Knowledge Graph Reasoning for Explainable Prediction of Synthetic Lethality
We have provided the processed dataset. The SL gene pairs we used are derived from SynLethDB-v2.0. To construct a knowledge graph containing more relation types, we first use the knowledge about genes and their functions SynLethKG, i.e. five types of entities include Gene, Pathway and three types of GO terms (biological processes (BP), molecular functions (MF) and cellular components (CC)). Four types of relations are included to describe if a gene is involved in a pathway or annotated with a GO term, namely, Participate_in_PW, Participate_in_BP, Participate_in_MF, and Participate_in_CC. We then expand the relation types of gene-GO and GO-GO, using the data from [OntoProtein] (https://github.com/zjunlp/OntoProtein). See kg.txt
in data folder for the complete KG.
To utilize the pre-trained textual embedding, one can take all_entities.txt
in data folder as the input and use the pre-trained BERT model named CODER to get textual embeddings for each entity.
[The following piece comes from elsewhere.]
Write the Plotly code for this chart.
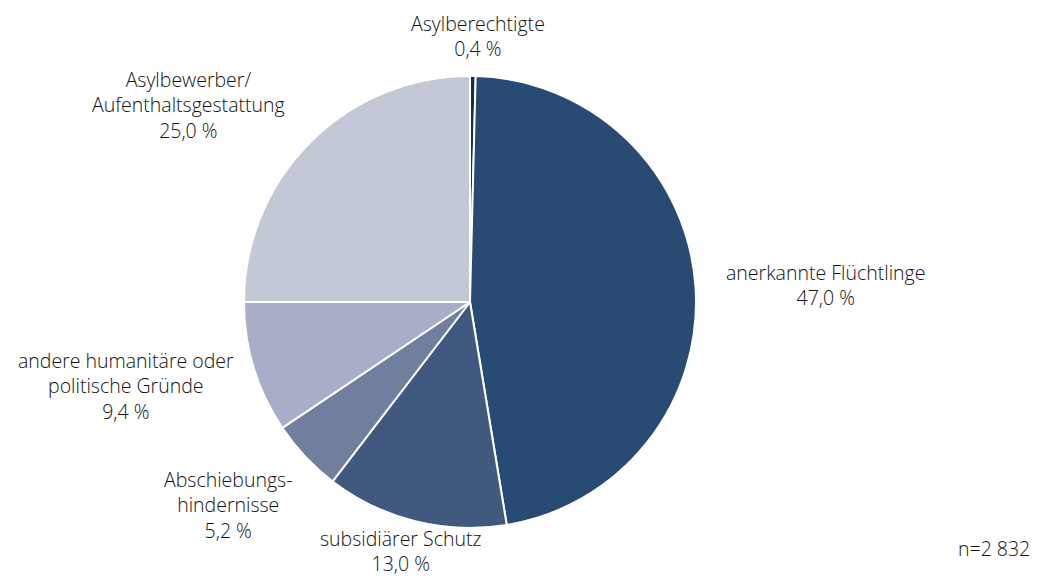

Extract textual embeddings
python extract_pretrain_emb.py
For transductive reasoning
cd transductive
python -W ignore train.py --suffix trans_reason
For inductive reasoning
cd inductive
python -W ignore train.py --suffix ind_reason
python36
torch 1.11.0
torch scatter 2.0.9
transformers 4.23.1
Partial code is adapted from Zhang and Yao 2022 with the repository https://github.com/AutoML-Research/RED-GNN.